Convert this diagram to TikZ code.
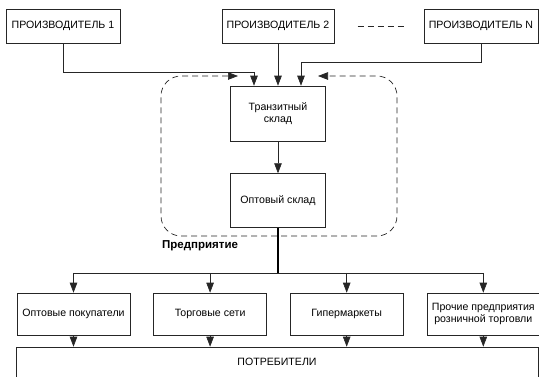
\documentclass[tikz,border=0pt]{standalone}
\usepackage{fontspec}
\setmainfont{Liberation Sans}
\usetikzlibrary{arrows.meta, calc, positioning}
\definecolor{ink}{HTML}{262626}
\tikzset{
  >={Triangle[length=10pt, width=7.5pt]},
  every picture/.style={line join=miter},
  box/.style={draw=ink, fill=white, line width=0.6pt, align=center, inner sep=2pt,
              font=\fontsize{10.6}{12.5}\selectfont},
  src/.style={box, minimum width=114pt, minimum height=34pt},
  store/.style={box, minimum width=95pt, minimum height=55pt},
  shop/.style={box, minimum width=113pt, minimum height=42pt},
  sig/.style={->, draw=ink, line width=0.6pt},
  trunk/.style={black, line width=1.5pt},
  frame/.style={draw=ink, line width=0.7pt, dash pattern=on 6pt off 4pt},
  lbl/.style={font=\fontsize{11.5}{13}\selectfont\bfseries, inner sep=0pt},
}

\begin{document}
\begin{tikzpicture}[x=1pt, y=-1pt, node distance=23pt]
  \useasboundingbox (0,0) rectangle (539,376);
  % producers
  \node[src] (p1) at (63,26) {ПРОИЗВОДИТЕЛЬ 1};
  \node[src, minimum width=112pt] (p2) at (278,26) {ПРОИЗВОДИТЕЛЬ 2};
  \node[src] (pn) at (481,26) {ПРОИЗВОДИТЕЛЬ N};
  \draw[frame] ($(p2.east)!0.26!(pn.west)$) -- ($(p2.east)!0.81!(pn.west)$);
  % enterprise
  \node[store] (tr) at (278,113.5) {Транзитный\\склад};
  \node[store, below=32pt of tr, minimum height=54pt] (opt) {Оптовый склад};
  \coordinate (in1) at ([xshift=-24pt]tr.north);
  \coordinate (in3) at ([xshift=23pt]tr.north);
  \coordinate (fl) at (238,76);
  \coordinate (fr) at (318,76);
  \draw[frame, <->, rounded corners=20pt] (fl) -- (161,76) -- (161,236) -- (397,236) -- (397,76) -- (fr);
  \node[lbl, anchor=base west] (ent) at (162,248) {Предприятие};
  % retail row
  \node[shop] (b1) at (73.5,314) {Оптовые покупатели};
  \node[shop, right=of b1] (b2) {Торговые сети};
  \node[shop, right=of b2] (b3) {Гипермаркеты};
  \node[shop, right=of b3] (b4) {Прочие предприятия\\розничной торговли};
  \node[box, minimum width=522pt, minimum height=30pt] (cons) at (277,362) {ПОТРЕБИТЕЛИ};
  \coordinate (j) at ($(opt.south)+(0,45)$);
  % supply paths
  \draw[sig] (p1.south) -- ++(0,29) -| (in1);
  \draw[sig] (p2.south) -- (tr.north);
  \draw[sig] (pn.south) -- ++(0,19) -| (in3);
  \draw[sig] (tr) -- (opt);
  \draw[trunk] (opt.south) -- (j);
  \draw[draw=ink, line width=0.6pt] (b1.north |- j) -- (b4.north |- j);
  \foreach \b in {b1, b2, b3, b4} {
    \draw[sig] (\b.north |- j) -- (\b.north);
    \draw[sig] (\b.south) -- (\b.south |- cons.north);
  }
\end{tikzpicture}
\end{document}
--
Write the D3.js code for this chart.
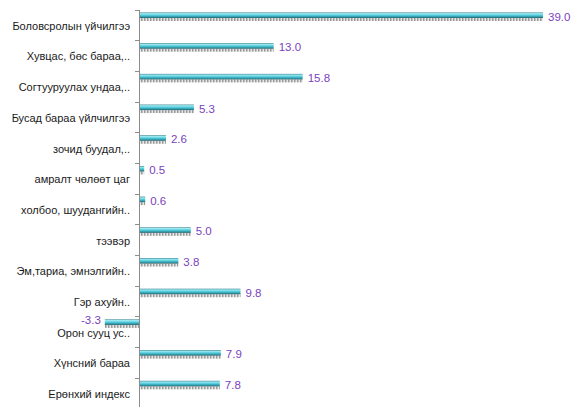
--
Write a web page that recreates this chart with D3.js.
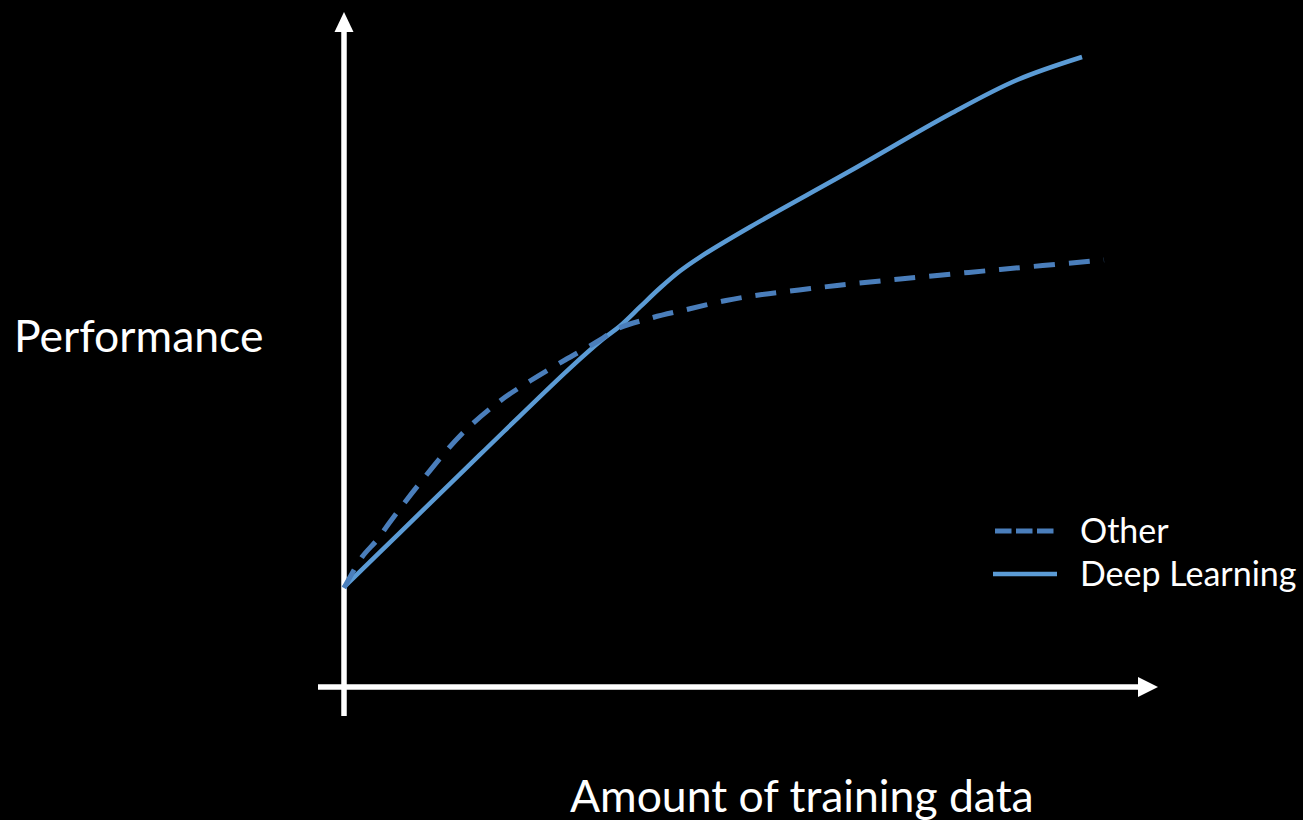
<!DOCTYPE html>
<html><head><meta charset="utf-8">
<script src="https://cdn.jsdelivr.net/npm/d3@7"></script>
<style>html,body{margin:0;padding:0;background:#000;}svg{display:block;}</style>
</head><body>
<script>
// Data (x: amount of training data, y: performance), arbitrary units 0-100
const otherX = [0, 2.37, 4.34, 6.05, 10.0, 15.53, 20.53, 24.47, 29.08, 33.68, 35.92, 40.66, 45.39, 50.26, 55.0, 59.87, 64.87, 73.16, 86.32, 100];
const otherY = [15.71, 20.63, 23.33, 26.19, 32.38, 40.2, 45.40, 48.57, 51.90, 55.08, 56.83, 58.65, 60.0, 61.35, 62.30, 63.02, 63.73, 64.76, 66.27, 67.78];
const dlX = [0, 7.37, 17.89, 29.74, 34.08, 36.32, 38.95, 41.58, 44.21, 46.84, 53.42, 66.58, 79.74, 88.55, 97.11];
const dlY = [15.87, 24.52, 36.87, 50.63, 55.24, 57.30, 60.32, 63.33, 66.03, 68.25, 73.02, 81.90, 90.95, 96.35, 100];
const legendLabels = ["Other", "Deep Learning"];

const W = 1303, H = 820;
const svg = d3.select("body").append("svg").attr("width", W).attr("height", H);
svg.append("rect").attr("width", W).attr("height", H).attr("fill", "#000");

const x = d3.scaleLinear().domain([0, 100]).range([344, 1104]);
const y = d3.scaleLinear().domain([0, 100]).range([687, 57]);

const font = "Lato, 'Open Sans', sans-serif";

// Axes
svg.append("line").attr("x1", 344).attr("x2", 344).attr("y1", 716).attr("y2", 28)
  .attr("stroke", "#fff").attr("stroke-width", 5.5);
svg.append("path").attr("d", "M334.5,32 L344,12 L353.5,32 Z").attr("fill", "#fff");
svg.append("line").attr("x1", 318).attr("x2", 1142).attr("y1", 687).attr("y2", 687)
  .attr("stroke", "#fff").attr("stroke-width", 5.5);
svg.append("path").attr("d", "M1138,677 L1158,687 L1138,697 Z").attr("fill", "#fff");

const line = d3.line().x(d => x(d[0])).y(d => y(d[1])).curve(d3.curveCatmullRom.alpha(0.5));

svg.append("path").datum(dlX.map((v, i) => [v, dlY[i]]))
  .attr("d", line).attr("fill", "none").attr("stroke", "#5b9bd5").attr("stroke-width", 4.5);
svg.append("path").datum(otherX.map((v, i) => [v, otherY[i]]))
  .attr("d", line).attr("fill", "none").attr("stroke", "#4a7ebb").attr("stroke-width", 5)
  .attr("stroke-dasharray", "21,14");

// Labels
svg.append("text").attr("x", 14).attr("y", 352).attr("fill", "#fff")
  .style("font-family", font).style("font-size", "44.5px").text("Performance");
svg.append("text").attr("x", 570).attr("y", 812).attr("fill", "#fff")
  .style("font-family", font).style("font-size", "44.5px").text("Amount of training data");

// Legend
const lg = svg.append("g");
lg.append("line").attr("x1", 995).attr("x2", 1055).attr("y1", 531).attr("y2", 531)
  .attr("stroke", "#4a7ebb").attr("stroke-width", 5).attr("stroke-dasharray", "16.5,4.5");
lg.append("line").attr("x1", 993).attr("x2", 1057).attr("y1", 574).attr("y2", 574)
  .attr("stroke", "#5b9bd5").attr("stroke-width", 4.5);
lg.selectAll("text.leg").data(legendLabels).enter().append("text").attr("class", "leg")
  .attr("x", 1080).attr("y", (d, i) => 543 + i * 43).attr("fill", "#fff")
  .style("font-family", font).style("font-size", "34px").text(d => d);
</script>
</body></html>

- The problem -
What is the number of lines in this material that hold the string "Write"? Answer with that number only.

- Result -
2